== Written instruction ==
Retype the listing below line for line, but only from the line with "Generate a Python" down to the line with "tetra_h = [10.745]", inclusive. Pictures stay out.

====== Dataset content

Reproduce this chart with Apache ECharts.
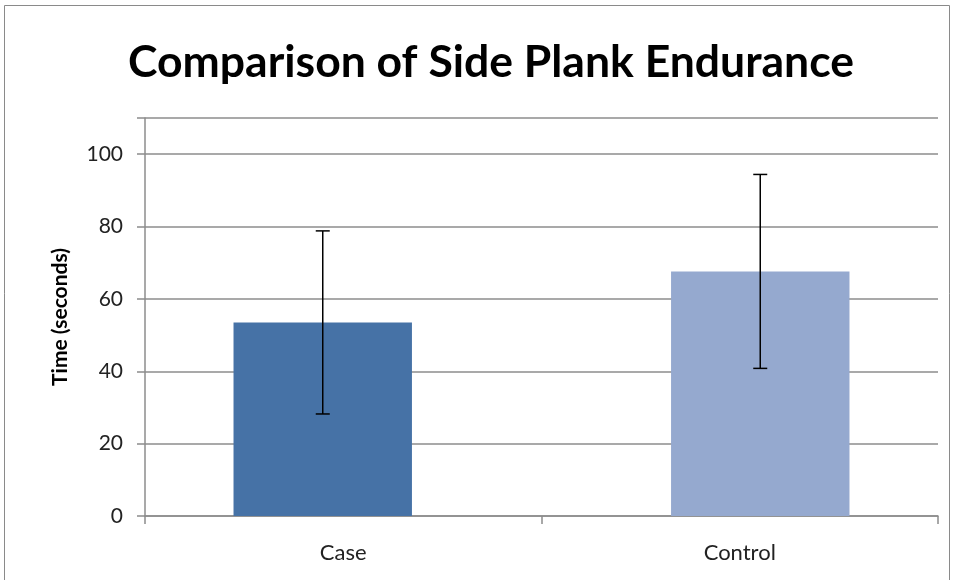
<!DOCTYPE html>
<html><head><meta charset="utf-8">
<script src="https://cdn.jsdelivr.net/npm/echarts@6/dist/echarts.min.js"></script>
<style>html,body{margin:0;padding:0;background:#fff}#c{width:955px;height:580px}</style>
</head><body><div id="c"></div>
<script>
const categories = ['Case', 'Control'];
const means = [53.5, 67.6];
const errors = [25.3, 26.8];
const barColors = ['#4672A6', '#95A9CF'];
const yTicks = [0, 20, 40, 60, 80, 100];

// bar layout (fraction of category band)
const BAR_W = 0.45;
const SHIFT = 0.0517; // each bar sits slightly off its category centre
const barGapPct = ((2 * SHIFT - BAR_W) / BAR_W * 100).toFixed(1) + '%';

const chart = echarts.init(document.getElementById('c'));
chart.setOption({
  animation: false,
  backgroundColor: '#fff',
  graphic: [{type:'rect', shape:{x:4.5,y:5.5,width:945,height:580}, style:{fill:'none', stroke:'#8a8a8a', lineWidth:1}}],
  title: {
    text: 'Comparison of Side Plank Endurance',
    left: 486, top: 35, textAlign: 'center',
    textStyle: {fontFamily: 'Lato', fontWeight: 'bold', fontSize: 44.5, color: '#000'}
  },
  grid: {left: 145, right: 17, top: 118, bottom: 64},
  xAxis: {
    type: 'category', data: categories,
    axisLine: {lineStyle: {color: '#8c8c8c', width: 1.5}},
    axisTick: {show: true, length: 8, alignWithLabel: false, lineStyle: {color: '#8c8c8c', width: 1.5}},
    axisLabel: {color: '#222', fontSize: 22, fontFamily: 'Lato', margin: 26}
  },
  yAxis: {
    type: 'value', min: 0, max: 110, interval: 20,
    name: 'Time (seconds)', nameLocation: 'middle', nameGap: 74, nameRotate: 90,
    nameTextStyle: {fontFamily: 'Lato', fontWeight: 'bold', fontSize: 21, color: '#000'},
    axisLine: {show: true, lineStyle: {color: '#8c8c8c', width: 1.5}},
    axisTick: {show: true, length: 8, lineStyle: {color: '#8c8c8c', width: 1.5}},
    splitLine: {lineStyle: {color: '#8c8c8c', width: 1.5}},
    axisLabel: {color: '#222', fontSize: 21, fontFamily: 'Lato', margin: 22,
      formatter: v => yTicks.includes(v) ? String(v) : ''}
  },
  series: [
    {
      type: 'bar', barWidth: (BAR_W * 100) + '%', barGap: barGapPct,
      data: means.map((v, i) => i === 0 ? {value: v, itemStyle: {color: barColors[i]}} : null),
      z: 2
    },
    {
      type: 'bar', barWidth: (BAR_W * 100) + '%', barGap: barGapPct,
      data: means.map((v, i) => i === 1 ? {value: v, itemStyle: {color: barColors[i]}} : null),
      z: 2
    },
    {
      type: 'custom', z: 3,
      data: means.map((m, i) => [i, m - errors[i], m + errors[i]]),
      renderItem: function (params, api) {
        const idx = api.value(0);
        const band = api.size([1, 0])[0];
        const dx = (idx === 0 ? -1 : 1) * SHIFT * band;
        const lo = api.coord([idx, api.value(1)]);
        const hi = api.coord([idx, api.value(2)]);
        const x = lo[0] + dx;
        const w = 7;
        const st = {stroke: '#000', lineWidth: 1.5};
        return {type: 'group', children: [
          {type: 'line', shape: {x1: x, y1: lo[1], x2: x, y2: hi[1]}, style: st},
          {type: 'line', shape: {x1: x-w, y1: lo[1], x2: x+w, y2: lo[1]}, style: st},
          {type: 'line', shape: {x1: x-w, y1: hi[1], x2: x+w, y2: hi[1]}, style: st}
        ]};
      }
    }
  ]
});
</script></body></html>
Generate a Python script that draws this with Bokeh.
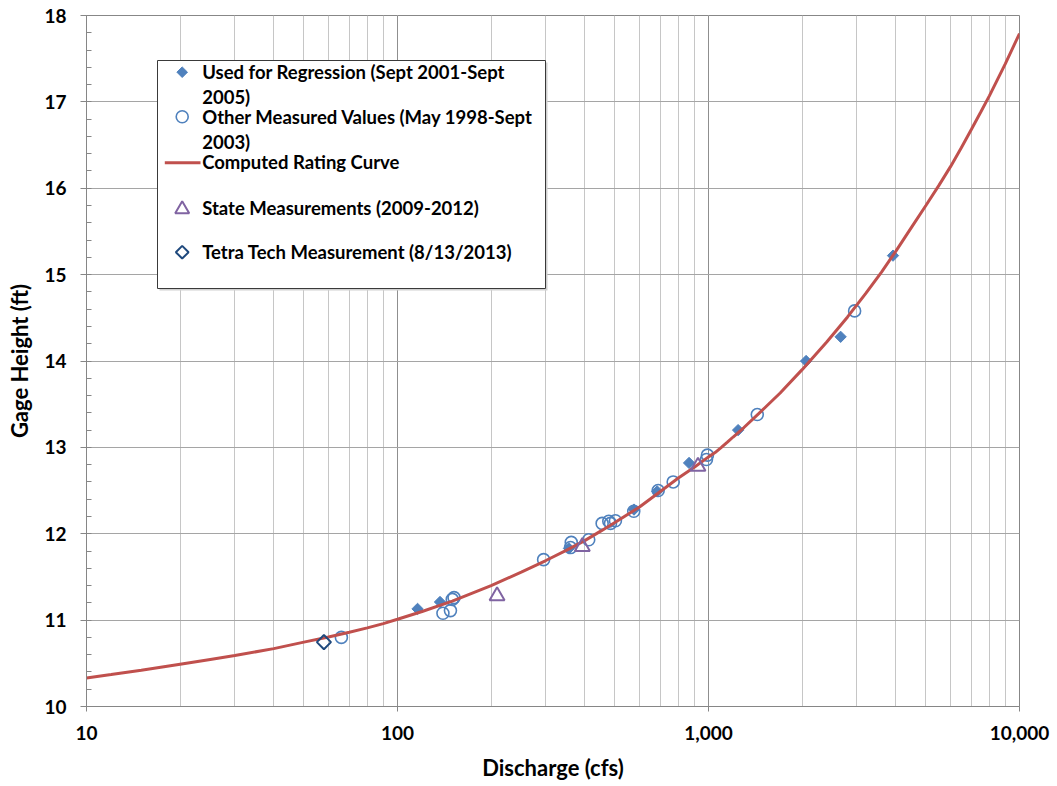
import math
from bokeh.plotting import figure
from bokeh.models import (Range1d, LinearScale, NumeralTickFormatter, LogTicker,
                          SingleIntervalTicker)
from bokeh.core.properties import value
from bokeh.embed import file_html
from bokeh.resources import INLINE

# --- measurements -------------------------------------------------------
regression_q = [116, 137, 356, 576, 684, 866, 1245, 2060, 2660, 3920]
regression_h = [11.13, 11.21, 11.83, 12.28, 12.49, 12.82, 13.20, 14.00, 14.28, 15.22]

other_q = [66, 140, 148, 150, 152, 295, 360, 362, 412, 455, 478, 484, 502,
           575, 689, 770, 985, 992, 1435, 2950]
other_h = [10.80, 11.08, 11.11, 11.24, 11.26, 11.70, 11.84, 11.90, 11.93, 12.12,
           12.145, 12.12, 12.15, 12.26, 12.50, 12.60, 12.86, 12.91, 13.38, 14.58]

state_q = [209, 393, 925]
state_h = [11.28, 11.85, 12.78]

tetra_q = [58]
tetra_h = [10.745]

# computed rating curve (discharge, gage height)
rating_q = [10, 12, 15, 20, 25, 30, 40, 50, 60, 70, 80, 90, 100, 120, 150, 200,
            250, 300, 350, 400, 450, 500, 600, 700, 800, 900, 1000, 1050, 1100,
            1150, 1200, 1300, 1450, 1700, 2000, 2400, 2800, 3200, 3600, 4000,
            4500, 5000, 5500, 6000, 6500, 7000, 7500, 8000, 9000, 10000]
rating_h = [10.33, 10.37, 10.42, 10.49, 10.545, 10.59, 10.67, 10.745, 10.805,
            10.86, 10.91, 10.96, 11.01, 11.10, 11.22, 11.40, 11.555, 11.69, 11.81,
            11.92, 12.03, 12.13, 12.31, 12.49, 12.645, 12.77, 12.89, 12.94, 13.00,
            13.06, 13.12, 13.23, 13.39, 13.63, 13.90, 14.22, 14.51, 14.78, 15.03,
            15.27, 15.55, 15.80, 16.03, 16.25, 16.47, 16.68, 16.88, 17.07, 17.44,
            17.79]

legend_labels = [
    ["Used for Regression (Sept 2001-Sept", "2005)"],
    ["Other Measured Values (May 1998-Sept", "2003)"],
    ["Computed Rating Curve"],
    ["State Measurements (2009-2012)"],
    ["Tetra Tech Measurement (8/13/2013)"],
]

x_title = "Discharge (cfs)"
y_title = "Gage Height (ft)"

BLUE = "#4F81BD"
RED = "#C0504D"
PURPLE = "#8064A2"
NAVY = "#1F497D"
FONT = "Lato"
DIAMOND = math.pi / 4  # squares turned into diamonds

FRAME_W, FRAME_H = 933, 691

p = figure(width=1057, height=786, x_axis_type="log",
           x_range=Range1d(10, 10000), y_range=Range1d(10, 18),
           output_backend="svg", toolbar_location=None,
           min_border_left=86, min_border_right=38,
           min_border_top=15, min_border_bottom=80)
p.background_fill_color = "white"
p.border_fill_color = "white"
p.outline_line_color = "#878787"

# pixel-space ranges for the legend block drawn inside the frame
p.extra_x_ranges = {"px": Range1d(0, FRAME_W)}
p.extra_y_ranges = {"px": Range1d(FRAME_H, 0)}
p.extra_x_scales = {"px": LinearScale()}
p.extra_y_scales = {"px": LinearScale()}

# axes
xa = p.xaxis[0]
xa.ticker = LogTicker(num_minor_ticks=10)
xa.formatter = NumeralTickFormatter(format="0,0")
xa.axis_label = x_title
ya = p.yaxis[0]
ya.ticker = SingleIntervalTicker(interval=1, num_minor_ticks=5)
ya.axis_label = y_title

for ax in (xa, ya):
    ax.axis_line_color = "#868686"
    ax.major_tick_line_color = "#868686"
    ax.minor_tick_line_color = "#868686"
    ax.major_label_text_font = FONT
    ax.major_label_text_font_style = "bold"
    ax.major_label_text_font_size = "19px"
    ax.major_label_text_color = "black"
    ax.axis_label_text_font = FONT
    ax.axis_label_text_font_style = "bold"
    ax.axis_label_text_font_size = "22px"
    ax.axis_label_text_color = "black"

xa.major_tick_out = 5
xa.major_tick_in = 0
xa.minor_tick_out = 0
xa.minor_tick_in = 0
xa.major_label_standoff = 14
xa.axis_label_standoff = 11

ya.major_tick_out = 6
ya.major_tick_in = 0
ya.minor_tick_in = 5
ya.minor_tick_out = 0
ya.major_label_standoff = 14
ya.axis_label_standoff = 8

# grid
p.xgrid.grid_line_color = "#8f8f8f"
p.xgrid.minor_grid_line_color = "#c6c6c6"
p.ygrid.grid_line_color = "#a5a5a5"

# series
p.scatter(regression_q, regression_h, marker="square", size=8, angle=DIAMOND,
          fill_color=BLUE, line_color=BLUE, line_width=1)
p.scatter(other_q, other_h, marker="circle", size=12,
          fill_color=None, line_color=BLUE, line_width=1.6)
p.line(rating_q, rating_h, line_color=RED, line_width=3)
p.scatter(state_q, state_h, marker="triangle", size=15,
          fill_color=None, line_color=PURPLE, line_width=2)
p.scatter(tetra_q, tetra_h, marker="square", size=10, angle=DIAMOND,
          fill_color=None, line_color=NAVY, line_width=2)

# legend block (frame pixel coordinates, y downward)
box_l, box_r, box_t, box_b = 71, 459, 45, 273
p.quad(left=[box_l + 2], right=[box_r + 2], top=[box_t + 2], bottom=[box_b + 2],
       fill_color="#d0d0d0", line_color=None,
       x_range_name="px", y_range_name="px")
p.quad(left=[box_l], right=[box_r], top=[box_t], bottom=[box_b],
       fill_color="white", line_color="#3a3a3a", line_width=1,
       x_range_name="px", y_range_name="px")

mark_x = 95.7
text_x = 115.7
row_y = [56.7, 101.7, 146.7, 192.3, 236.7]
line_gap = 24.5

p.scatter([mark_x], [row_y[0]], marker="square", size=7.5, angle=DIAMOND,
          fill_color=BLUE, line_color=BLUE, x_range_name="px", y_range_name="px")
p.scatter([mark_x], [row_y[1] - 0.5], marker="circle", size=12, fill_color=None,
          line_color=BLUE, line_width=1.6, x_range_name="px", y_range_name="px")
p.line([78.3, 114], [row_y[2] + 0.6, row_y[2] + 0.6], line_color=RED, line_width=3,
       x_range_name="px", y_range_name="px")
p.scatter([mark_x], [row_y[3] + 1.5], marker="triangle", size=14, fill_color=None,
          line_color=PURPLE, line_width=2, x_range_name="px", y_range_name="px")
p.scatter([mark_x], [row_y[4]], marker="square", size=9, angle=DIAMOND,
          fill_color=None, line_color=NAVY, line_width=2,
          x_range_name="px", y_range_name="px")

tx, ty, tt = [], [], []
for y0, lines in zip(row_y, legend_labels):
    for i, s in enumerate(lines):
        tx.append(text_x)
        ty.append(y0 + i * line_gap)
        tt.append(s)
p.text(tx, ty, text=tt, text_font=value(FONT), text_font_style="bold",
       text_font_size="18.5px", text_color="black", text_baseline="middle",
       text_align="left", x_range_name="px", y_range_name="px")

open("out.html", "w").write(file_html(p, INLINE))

============
====== Dataset content

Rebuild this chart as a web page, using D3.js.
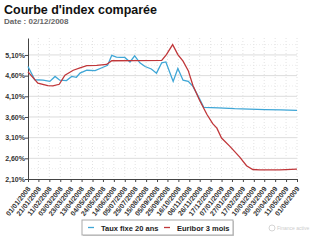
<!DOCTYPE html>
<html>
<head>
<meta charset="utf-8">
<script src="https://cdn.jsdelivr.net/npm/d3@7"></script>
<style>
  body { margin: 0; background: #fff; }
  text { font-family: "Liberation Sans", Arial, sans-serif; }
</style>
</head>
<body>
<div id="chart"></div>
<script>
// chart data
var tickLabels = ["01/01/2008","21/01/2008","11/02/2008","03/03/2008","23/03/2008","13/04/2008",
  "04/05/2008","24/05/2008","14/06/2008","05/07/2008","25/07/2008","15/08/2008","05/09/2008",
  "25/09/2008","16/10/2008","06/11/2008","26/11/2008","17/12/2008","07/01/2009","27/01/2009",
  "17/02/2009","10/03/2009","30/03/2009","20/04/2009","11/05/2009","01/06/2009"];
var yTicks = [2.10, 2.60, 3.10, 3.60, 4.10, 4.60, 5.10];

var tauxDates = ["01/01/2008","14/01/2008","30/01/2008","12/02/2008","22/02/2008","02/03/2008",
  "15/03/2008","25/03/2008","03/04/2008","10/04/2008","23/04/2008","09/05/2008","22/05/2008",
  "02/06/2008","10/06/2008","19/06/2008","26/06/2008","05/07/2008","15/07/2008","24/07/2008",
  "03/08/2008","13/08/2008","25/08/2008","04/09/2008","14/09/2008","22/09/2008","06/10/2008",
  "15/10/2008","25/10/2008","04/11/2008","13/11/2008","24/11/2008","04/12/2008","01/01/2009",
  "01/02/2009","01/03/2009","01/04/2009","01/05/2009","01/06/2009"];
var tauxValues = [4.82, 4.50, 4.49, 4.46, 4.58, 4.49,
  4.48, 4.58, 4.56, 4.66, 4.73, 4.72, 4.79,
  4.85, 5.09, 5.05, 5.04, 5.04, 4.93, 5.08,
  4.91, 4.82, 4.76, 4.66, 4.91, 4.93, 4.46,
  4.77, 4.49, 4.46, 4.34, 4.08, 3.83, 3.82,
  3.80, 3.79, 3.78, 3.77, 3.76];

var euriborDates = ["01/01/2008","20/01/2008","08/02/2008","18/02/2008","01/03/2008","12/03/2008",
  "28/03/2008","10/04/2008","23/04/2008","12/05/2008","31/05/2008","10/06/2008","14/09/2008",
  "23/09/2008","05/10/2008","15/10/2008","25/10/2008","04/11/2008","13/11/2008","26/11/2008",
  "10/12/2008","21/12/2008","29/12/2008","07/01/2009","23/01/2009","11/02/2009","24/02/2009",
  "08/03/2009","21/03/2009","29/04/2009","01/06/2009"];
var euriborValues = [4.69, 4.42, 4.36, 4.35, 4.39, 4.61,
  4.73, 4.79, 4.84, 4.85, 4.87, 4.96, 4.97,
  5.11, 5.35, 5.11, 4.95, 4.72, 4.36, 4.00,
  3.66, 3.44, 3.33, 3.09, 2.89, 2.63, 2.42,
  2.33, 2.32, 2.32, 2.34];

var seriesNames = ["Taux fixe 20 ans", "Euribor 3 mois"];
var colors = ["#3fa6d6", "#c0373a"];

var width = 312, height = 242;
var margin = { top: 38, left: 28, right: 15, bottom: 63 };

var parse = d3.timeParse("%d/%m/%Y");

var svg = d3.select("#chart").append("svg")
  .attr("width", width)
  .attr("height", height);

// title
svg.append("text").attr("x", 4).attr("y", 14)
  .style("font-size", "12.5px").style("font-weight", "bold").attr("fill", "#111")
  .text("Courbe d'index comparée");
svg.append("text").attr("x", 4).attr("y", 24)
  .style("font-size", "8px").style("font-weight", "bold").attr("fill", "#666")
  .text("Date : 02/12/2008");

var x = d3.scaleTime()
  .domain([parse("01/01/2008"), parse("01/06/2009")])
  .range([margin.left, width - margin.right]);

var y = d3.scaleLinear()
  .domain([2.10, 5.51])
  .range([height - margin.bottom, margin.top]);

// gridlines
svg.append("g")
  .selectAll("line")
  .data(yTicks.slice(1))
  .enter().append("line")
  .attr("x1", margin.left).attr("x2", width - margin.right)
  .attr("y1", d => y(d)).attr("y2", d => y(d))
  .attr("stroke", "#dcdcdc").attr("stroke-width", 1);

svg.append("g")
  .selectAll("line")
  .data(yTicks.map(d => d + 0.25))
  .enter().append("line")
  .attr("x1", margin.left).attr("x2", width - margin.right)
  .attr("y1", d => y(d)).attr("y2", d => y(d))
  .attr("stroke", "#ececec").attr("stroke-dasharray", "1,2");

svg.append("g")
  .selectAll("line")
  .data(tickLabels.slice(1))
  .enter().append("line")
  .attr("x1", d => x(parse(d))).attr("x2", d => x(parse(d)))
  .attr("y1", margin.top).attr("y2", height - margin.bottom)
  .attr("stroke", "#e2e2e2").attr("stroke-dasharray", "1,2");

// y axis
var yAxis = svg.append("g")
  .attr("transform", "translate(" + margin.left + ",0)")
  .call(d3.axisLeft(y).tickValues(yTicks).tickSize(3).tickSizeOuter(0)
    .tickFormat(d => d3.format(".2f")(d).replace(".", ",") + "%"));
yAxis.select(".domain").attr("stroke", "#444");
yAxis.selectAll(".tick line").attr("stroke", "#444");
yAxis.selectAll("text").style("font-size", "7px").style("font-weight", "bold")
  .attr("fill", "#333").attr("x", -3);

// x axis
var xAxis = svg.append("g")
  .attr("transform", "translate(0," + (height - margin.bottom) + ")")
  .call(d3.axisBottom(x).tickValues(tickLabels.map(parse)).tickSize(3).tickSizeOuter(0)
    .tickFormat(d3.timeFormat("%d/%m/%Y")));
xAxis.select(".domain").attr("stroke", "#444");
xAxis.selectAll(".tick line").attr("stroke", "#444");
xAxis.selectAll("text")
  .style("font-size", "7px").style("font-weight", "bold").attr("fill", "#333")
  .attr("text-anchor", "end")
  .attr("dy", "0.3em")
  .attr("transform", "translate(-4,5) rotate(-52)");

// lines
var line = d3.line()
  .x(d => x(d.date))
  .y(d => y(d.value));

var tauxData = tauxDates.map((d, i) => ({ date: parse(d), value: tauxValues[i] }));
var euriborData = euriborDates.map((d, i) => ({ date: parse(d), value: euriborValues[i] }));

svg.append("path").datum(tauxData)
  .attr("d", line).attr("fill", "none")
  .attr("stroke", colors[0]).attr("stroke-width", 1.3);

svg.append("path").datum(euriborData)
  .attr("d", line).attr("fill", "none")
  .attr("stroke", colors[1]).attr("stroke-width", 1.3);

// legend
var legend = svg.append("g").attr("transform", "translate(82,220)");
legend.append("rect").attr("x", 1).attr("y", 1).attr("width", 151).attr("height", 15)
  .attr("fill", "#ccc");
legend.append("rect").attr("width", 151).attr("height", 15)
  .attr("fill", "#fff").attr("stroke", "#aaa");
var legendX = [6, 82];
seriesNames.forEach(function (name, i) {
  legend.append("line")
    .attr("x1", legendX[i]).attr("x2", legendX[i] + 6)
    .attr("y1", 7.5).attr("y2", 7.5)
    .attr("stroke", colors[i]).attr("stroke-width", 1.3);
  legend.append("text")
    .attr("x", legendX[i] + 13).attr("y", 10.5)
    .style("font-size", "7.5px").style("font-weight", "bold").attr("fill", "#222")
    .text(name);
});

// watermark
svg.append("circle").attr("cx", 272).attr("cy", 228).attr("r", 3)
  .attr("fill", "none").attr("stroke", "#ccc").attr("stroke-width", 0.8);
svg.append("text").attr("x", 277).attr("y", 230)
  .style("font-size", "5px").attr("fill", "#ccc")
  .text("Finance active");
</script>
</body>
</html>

============

== Result of this exercise ==
Generate a Python script that draws this with Bokeh.
import math
from bokeh.plotting import figure
from bokeh.models import (Range1d, LinearScale, NumeralTickFormatter, LogTicker,
                          SingleIntervalTicker)
from bokeh.core.properties import value
from bokeh.embed import file_html
from bokeh.resources import INLINE

# --- measurements -------------------------------------------------------
regression_q = [116, 137, 356, 576, 684, 866, 1245, 2060, 2660, 3920]
regression_h = [11.13, 11.21, 11.83, 12.28, 12.49, 12.82, 13.20, 14.00, 14.28, 15.22]

other_q = [66, 140, 148, 150, 152, 295, 360, 362, 412, 455, 478, 484, 502,
           575, 689, 770, 985, 992, 1435, 2950]
other_h = [10.80, 11.08, 11.11, 11.24, 11.26, 11.70, 11.84, 11.90, 11.93, 12.12,
           12.145, 12.12, 12.15, 12.26, 12.50, 12.60, 12.86, 12.91, 13.38, 14.58]

state_q = [209, 393, 925]
state_h = [11.28, 11.85, 12.78]

tetra_q = [58]
tetra_h = [10.745]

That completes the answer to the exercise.